Since you have the rep to see it, take a look at the deleted history of this question:

How can I extract email (in a PST) from an Exchange 2007 EDB file?

There are 5 deleted answers all from tool-vendors hoping to be the one that provides the (paid) lifeline out of a problem to someone, or someone with a similar problem looking for answers. ServerFault used to allow such posts, it couldn't be link-only but had to be directed at the question itself and not copy-pasted to a bunch of questions. Two-ish years ago there was a community change as a whole to start spam-flagging them. There were a few solid months of people dutifully mining old questions for just that kind of answer to flag and made a lot of work for us moderators.

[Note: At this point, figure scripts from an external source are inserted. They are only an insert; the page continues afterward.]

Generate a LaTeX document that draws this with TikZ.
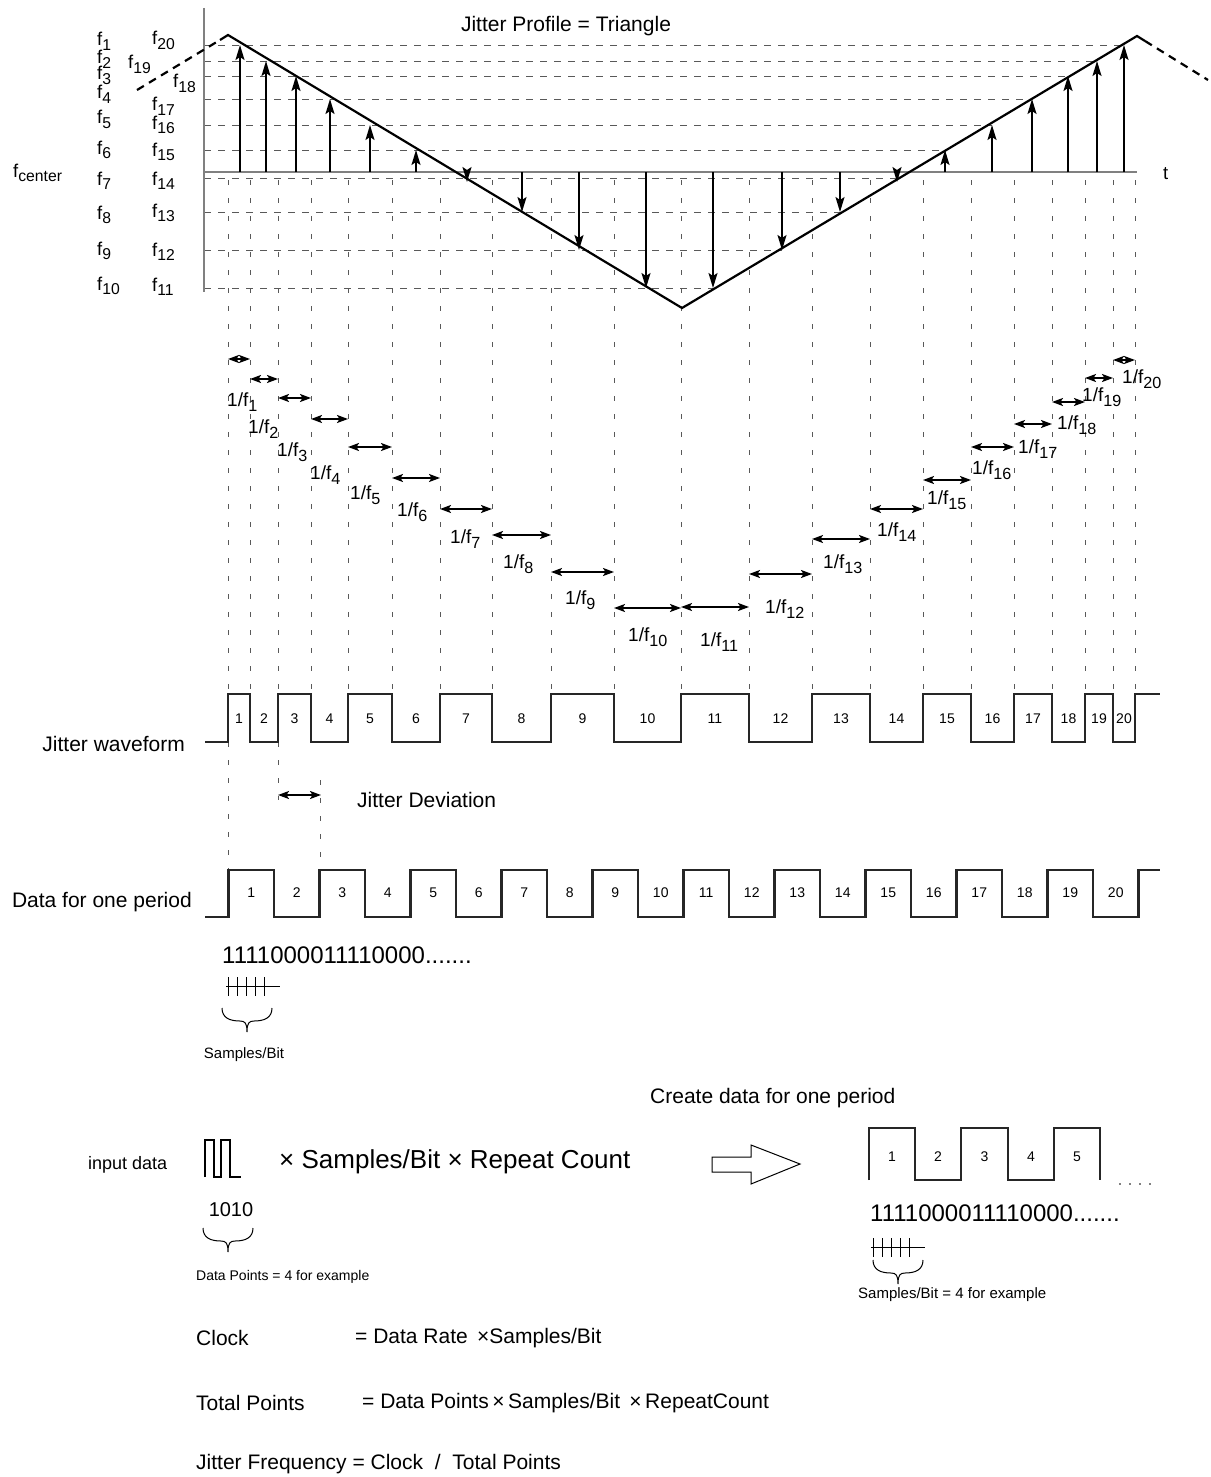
\documentclass[tikz,border=0pt]{standalone}
\usepackage{fontspec}
\setmainfont{Liberation Sans}
\usetikzlibrary{arrows.meta}
\newcommand\fsub[1]{\raisebox{-0.5ex}{\scalebox{0.85}{#1}}}
\newcommand\fsz[1]{\fontsize{#1pt}{#1pt}\selectfont}
\tikzset{
 ax/.style={gray, line width=1.4pt},
 tri/.style={black, line width=2.2pt},
 hd/.style={gray!70!black, line width=0.9pt, dash pattern=on 7pt off 7pt},
 vd/.style={gray!70!black, line width=0.9pt, dash pattern=on 5pt off 13pt},
 vup/.style={line width=1.7pt, -{Stealth[length=15pt,width=9pt,inset=3pt]}},
 dbl/.style={line width=1.7pt, {Stealth[length=11pt,width=8pt,inset=2.5pt]}-{Stealth[length=11pt,width=8pt,inset=2.5pt]}},
 wave/.style={line width=2.2pt, black!85, line join=miter},
 txt/.style={inner sep=0pt, font=\fsz{21}},
 flbl/.style={inner sep=0pt, anchor=base west, font=\fsz{18.5}},
 num/.style={inner sep=0pt, font=\fsz{14}},
 ubrace/.pic={\draw[line width=1pt] (0,0) .. controls (0,10) and (8,13) .. (18,13) .. controls (23,13) and (25,15) .. (25,24) .. controls (25,15) and (27,13) .. (32,13) .. controls (42,13) and (50,10) .. (50,0);},
}
\begin{document}
\begin{tikzpicture}[x=1pt,y=-1pt]
\fill[white] (0,0) rectangle (1210,1477);
\useasboundingbox (0,0) rectangle (1210,1477);

% ---------- horizontal dashed levels ----------
\foreach \y/\x in {45/1124, 61/1097, 76/1068, 99/1032, 125/992, 150/945, 178/897, 212/840, 250/782, 288/713}
  \draw[hd] (204,\y) -- (\x,\y);

% ---------- vertical dashed edges ----------
\foreach \x in {228,250,278,311,348,392,440,492,551,614,681,749,812,870,923,971,1014,1052,1085,1113,1135}
  \draw[vd] (\x,180) -- (\x,694);
\draw[vd] (228,742) -- (228,870);
\draw[vd] (278,742) -- (278,800);
\draw[vd] (320,780) -- (320,870);

% ---------- axes ----------
\coordinate (ytop) at (204,8);
\coordinate (ybot) at (204,292);
\coordinate (xl) at (204,172);
\coordinate (xr) at (1137,172);
\draw[ax] (ytop) -- (ybot);
\draw[ax] (xl) -- (xr);

% ---------- triangle profile ----------
\coordinate (pk1) at (228,35);
\coordinate (vl) at (682,308);
\coordinate (pk2) at (1137,36);
\draw[tri, dash pattern=on 8pt off 6pt] (137,90) -- (220,40);
\draw[tri, line join=miter] (220,40) -- (pk1) -- (vl) -- (pk2) -- (1145,41);
\draw[tri, dash pattern=on 8pt off 6pt] (1145,41) -- (1208,80);

% ---------- sample arrows ----------
\foreach \x/\y in {240/45, 266/61, 296/76, 330/99, 370/125, 416/150,
                   467/182, 522/212, 579/250, 646/288, 713/288, 782/250, 840/212, 897/182,
                   945/150, 992/125, 1032/99, 1068/76, 1097/61, 1124/45}
  \draw[vup] (\x,172) -- (\x,\y);

% ---------- frequency labels ----------
\node[flbl] (fc) at (13,177) {f\fsub{center}};
\foreach \i/\y in {1/46,2/64,3/80,4/99,5/124,6/154,7/185,8/219,9/255,10/290}
  \node[flbl] (fl\i) at (97,\y) {f\fsub{\i}};
\foreach \i/\x/\y in {20/152/45, 19/128/69, 18/173/88, 17/152/111, 16/152/129, 15/152/156, 14/152/185, 13/152/217, 12/152/256, 11/152/291}
  \node[flbl] (fr\i) at (\x,\y) {f\fsub{\i}};
\node[flbl] (tl) at (1163,179) {t};
\node[txt] (title) at (566,26) {Jitter Profile = Triangle};

% ---------- period arrows ----------
\foreach \a/\b/\y in {228/250/359, 250/278/379, 278/311/398, 311/348/419, 348/392/447, 392/440/478, 440/492/509, 492/551/535, 551/614/572, 614/681/608, 681/749/607, 749/812/574, 812/870/539, 870/923/509, 923/971/480, 971/1014/447, 1014/1052/424, 1052/1085/402, 1085/1113/378, 1113/1135/360}
  \draw[dbl] (\a,\y) -- (\b,\y);
\foreach \i/\x/\y in {1/227/406, 2/248/433, 3/277/456, 4/310/479, 5/350/499, 6/397/516, 7/450/543, 8/503/568, 9/565/604, 10/628/641, 11/700/646, 12/765/613, 13/823/568, 14/877/536, 15/927/504, 16/972/474, 17/1018/453, 18/1057/429, 19/1082/401, 20/1122/383}
  \node[flbl, font=\fsz{19}] (p\i) at (\x,\y) {1/f\fsub{\i}};

% ---------- jitter waveform ----------
\node[txt, anchor=east] (jwl) at (185,744) {Jitter waveform};
\draw[wave] (205,742) -| (228,694) -| (250,742) -| (278,694) -| (311,742) -| (348,694) -| (392,742) -| (440,694) -| (492,742) -| (551,694) -| (614,742) -| (681,694) -| (749,742) -| (812,694) -| (870,742) -| (923,694) -| (971,742) -| (1014,694) -| (1052,742) -| (1085,694) -| (1113,742) -| (1135,694) -- (1160,694);
\foreach \i/\x in {1/239, 2/264, 3/294.5, 4/329.5, 5/370, 6/416, 7/466, 8/521.5, 9/582.5, 10/647.5, 11/715, 12/780.5, 13/841, 14/896.5, 15/947, 16/992.5, 17/1033, 18/1068.5, 19/1099, 20/1124}
  \node[num] (jn\i) at (\x,719) {\i};

% ---------- jitter deviation ----------
\coordinate (jd1) at (278,795);
\coordinate (jd2) at (321,795);
\draw[dbl] (jd1) -- (jd2);
\node[txt, anchor=west] (jdl) at (357,800) {Jitter Deviation};

% ---------- data for one period ----------
\node[txt, anchor=east] (dpl) at (192,902) {Data for one period};
\draw[wave] (205,917) -| (228.5,870) -| (274,917) -| (319.5,870) -| (365,917) -| (410.5,870) -| (456,917) -| (501.5,870) -| (547,917) -| (592.5,870) -| (638,917) -| (683.5,870) -| (729,917) -| (774.5,870) -| (820,917) -| (865.5,870) -| (911,917) -| (956.5,870) -| (1002,917) -| (1047.5,870) -| (1093,917) -| (1138.5,870) -- (1160,870);
\foreach \k in {1,...,20}
  \node[num] (dn\k) at ({205.75+45.5*\k},893) {\k};

% ---------- samples per bit ----------
\node[inner sep=0pt, anchor=west, font=\fsz{24}] (bits1) at (222,955) {1111000011110000.......};
\draw[line width=1pt] (226,986) -- (280,986);
\foreach \x in {228,237,246,255,264} \draw[line width=1pt] (\x,977) -- (\x,996);
\pic at (222,1008) {ubrace};
\node[inner sep=0pt, font=\fsz{15}] (spb) at (244,1055) {Samples/Bit};

% ---------- create data ----------
\node[txt, anchor=west] (cdl) at (650,1098) {Create data for one period};
\node[inner sep=0pt, anchor=west, font=\fsz{18}] (inl) at (88,1165) {input data};
\draw[line width=1.4pt] (205,1177) -- (205,1140) -- (214,1140) -- (214,1177) -- (221,1177) -- (221,1140) -- (230,1140) -- (230,1177) -- (241,1177);
\node[inner sep=0pt, anchor=west, font=\fsz{26}] (mul) at (279,1162) {× Samples/Bit × Repeat Count};
\node[inner sep=0pt, font=\fsz{20}] (d1010) at (231,1210) {1010};
\pic at (203,1228) {ubrace};
\node[inner sep=0pt, anchor=west, font=\fsz{14}] (dpe) at (196,1277) {Data Points = 4 for example};

% hollow arrow
\draw[line width=1pt, line join=miter] (712,1157) -- (751,1157) -- (751,1145) -- (800,1164) -- (751,1184) -- (751,1172) -- (712,1172) -- cycle;

% right waveform
\draw[wave, line width=2pt] (869,1180) -- (869,1128) -- (915,1128) -- (915,1180) -- (961,1180) -- (961,1128) -- (1008,1128) -- (1008,1180) -- (1054,1180) -- (1054,1128) -- (1100,1128) -- (1100,1180);
\foreach \i/\x in {1/892, 2/938, 3/984.5, 4/1031, 5/1077}
  \node[num] (rn\i) at (\x,1157) {\i};
\foreach \x in {1120,1130,1140,1150} \fill (\x,1184) circle (0.9);
\node[inner sep=0pt, anchor=west, font=\fsz{24}] (bits2) at (870,1213) {1111000011110000.......};
\draw[line width=1pt] (871,1247) -- (925,1247);
\foreach \x in {873,882,891,900,909} \draw[line width=1pt] (\x,1238) -- (\x,1257);
\pic at (873,1260) {ubrace};
\node[inner sep=0pt, anchor=west, font=\fsz{15}] (spe) at (858,1295) {Samples/Bit = 4 for example};

% ---------- formulas ----------
\node[inner sep=0pt, anchor=west, font=\fsz{21}] (clk) at (196,1338) {Clock};
\node[inner sep=0pt, anchor=west, font=\fsz{21}] (clkf) at (355,1338) {= Data Rate \,×Samples/Bit};
\node[inner sep=0pt, anchor=west, font=\fsz{21}] (tp) at (196,1403) {Total Points};
\node[inner sep=0pt, anchor=west, font=\fsz{21}] (tpf) at (362,1403) {= Data Points\,×\,Samples/Bit \,×\,RepeatCount};
\node[inner sep=0pt, anchor=west, font=\fsz{21}] (jf) at (196,1464) {Jitter Frequency = Clock \;/\; Total Points};
\end{tikzpicture}
\end{document}
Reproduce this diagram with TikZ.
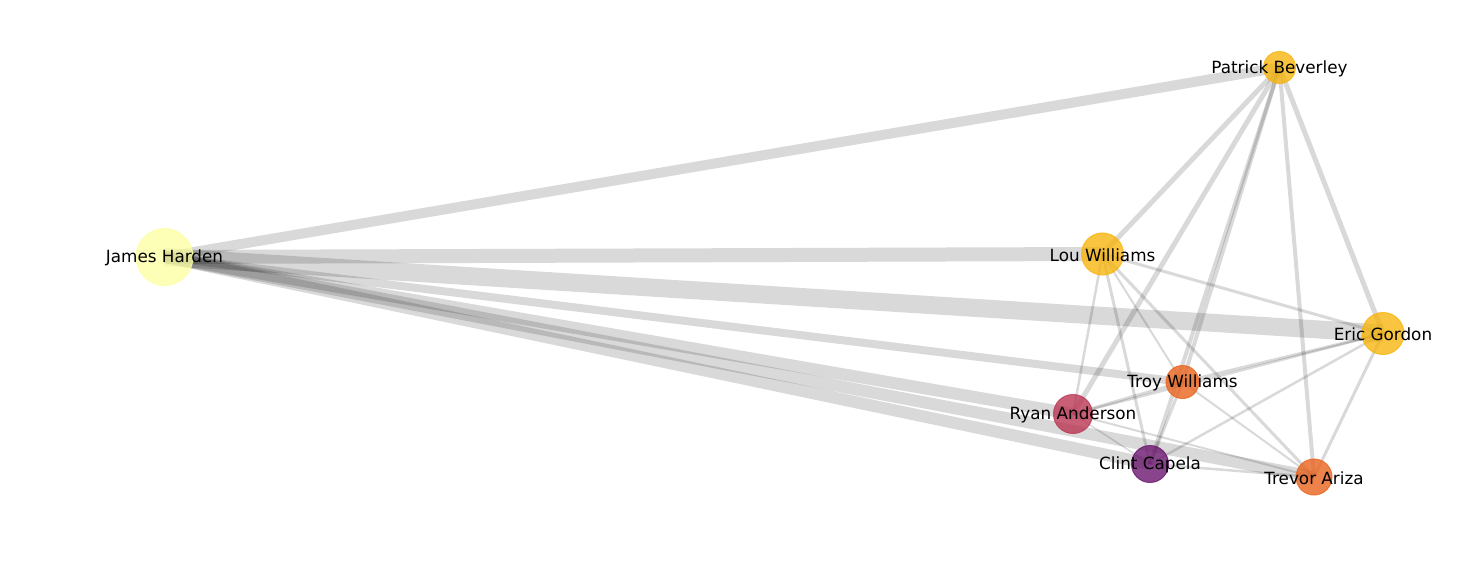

The big problem with this kind of post is that it is a signal to other marketers that such backdoor marketing is welcome and we had many questions end up with six answers all from tool vendors saying 'my tool works too, just FYI'. We had several debates in mod-notify with some of these marketers that cites, "Well, it's allowed HERE <link> so why am I getting the mod-hammer?" which made us have to weed-whack THAT question too. It leads to a sense of entitlement on the part of the marketers since there is no clean way to discriminate between actually-helpful and spam, so the decision was made as a whole to flag it all as spam since spam-bait is just as bad as the spam itself.